§ SHORT TASK:
Write out each line from the data below that includes the word "this".

§ WORKING DATA:
________________________________________

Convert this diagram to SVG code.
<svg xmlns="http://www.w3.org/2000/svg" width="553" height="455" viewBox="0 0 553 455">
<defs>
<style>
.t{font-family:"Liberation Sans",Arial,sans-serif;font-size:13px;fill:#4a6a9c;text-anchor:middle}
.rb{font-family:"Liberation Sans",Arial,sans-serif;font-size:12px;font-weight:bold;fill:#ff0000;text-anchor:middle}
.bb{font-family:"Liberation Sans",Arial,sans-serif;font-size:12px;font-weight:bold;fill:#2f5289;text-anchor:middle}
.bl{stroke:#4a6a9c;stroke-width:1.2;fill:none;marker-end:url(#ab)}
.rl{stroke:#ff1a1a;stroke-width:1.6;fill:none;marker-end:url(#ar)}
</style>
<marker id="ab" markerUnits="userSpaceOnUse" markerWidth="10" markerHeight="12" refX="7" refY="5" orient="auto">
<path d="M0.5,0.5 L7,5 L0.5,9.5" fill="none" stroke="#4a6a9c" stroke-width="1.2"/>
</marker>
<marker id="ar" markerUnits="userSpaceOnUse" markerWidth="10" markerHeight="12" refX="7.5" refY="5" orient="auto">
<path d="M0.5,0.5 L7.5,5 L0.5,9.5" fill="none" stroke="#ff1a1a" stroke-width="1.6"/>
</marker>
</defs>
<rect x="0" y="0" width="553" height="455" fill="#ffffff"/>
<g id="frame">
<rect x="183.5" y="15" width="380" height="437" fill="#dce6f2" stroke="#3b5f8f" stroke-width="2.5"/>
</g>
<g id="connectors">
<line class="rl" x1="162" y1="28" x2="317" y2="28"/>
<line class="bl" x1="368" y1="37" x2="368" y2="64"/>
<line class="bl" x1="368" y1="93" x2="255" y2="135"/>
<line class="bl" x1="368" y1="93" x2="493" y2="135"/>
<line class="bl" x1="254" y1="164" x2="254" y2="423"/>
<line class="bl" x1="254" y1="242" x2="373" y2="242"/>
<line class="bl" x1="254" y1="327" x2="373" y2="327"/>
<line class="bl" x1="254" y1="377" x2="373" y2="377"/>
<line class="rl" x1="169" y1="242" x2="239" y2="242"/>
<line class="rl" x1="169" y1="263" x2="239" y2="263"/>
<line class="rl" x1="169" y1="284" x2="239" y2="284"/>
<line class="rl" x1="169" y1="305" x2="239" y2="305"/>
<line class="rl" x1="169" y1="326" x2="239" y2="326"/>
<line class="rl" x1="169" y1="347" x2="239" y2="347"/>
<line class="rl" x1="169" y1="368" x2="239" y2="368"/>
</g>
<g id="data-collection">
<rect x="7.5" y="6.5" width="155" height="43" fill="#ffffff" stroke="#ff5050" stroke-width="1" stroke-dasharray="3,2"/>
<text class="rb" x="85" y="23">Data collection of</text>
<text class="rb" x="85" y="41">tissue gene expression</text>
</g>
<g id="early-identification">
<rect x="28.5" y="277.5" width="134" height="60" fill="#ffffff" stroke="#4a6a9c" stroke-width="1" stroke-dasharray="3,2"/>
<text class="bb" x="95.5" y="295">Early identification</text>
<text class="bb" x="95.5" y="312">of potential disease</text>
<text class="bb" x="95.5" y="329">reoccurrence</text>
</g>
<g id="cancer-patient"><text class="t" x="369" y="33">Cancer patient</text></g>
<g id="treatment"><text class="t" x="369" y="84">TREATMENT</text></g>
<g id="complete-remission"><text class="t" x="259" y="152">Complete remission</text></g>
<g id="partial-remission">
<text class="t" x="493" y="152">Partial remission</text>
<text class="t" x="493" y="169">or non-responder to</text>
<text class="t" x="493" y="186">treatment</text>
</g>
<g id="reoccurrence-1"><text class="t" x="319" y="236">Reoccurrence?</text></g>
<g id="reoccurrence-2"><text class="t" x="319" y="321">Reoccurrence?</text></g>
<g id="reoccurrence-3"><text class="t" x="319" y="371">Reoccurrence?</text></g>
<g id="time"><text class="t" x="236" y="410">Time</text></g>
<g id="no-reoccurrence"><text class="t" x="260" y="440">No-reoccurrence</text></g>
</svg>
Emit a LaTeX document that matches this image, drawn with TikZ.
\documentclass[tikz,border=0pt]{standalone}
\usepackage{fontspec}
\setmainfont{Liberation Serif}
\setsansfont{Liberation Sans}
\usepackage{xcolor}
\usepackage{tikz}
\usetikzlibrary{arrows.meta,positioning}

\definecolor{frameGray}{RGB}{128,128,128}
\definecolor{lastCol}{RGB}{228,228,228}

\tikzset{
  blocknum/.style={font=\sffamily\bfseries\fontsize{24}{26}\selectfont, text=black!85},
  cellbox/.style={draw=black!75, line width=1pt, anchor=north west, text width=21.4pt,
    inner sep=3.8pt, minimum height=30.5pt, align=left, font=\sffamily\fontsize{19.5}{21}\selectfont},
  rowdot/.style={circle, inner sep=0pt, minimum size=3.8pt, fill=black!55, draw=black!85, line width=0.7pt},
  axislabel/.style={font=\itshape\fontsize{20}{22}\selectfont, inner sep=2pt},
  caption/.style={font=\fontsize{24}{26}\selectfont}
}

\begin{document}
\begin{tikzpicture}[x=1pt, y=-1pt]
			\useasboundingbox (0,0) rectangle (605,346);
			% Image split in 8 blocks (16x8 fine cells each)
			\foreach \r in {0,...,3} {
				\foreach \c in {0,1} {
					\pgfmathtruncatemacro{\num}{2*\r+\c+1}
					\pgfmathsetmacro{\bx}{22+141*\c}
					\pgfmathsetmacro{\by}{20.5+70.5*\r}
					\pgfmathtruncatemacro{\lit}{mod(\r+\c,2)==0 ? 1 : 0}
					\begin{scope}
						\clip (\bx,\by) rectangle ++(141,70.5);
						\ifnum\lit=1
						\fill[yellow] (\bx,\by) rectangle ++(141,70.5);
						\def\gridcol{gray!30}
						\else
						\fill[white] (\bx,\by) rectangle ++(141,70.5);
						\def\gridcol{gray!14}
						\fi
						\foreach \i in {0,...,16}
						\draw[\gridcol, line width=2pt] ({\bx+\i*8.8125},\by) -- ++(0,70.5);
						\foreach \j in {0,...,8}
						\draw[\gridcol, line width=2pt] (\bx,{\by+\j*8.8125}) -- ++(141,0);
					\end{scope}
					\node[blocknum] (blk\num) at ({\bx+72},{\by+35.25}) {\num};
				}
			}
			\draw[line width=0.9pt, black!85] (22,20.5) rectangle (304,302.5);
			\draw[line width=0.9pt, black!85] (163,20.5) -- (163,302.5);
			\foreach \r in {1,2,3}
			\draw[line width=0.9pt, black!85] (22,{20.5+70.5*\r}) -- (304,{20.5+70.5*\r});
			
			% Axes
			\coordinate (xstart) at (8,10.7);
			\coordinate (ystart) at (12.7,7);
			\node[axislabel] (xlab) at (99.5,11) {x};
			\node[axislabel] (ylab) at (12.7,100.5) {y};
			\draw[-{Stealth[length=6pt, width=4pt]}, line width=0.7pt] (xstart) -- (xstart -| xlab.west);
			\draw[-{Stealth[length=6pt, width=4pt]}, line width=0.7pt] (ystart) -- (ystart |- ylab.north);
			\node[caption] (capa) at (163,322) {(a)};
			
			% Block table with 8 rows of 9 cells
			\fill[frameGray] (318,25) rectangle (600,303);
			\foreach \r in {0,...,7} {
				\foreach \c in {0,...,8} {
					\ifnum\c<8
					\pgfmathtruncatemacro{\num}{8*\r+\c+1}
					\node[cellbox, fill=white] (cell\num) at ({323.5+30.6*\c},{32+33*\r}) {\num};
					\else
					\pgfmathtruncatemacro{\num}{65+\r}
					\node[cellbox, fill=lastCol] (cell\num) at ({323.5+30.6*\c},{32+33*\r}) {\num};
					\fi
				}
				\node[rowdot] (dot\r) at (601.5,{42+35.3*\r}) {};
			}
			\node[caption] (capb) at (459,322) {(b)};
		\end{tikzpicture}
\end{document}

________________________________________

§ EXERCISE ANSWER:
Convert this diagram to SVG code.
Emit a LaTeX document that matches this image, drawn with TikZ.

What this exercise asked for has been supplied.